If yes, it is very serious...
Hello,
after posting yesterday about my problems with __local uint4 vectors variables, I tried to understand better the problem: it seems that I can read these variables without problems but I can't modify them correctly in an "usual" way (see below what I mean).
Consider this simple kernel (ignore the parameters that aren't used inside the kernel...):
/** * Kernel: uint4 vector test; */ __kernel void intersect(__global uint4 *inputVD, __global uint *inputPrefixCk, __global uint *outputCounts, __local uint4 *tmpBuffer, const int k, const int dimRow) {
// Simple mask const uint4 MASK = (uint4) (1);
// Recover global ID of the work item; const int gid = get_global_id(0);
// Test: modify __local vector variable with vstore4; vstore4(4,0,tmpBuffer+gid); // OK here....
// Test: modify __local vector variable with an operator (in this case "+"); tmpBuffer[gid] += MASK; // NOT ok here: cannot modify tmpBuffer value correctly! Only "x" and "w" components are updated correctly... // Final output of the work-item; outputCounts[gid] = tmpBuffer[gid].x + tmpBuffer[gid].y + tmpBuffer[gid].z + tmpBuffer[gid].w; } |
As you can read from the source comments, when I modify a __local vector uint4 variable location with "vstore4" everything works, but if I try a stupid operation (in the example a sum with another uint4 vector variable) only components "x" and "w" (the first and the last) are updated.
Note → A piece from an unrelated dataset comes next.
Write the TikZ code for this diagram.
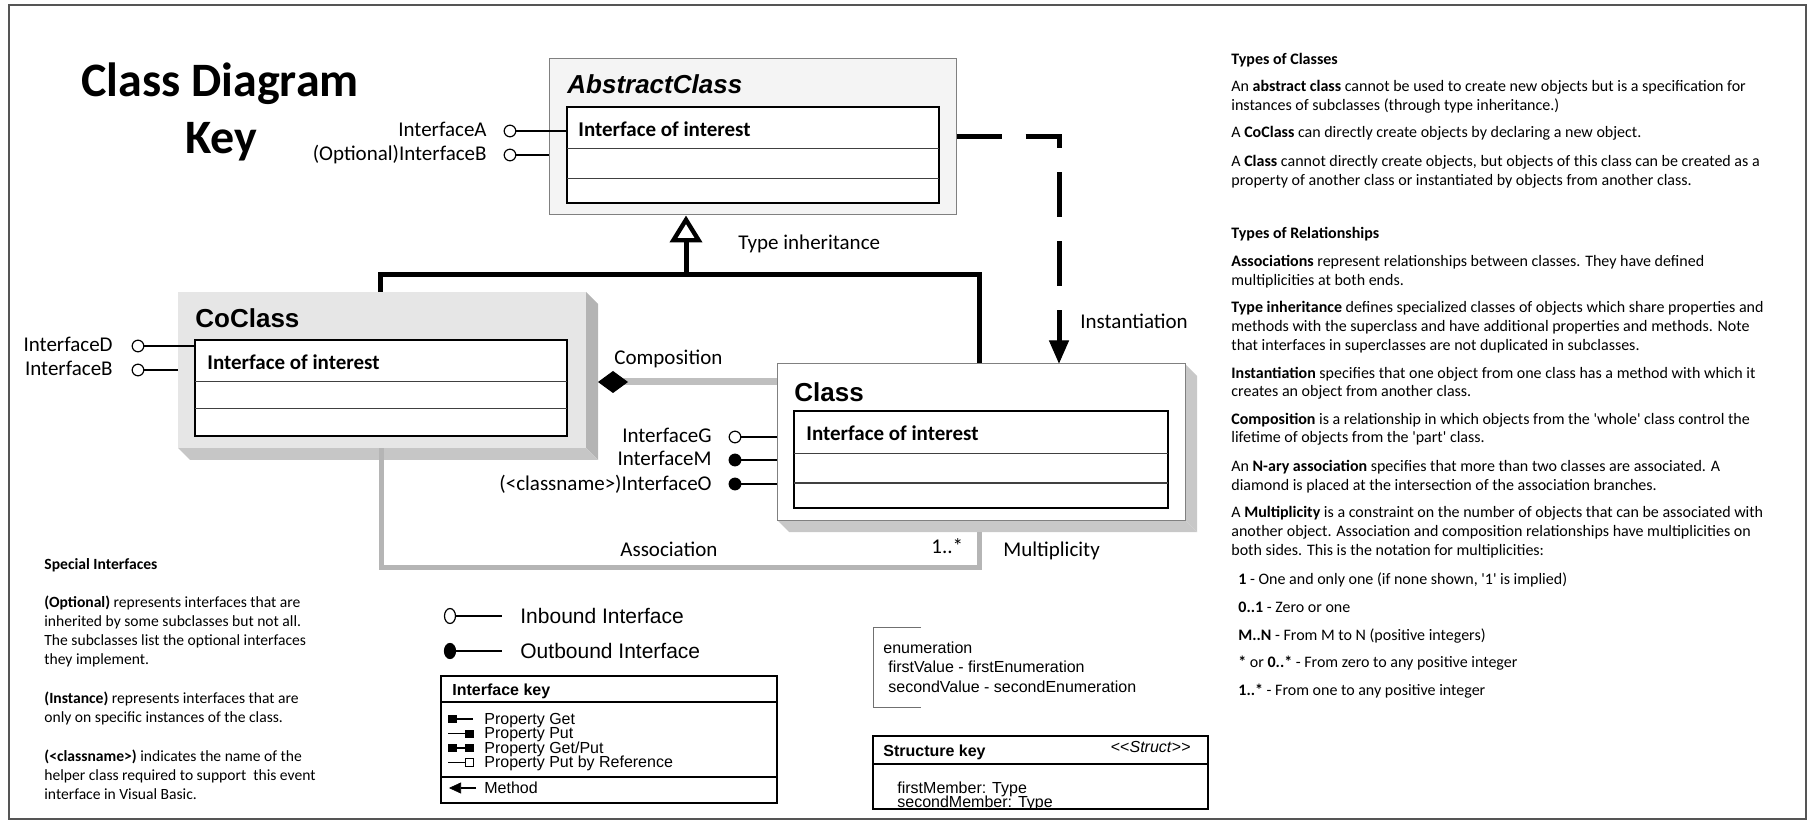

Is this normal? What is the explanation of this? A compiler bug maybe? The only workaround I've found in order to update correctly a __local vector variable is to use vstore4...in fact if I replace the non-working line with:
// Test: store the result of the sum with vstore4 instead of using a simple sum... vstore4(tmpBuffer[gid] + MASK,0,tmpBuffer+gid); // Again ok here.... |
Then everything works fine. So it really seems we have a problem when writing "implictly" (that is, without using vstore4 explicitly ) a vector, because "y" and "z" components aren't updated or they take strange values...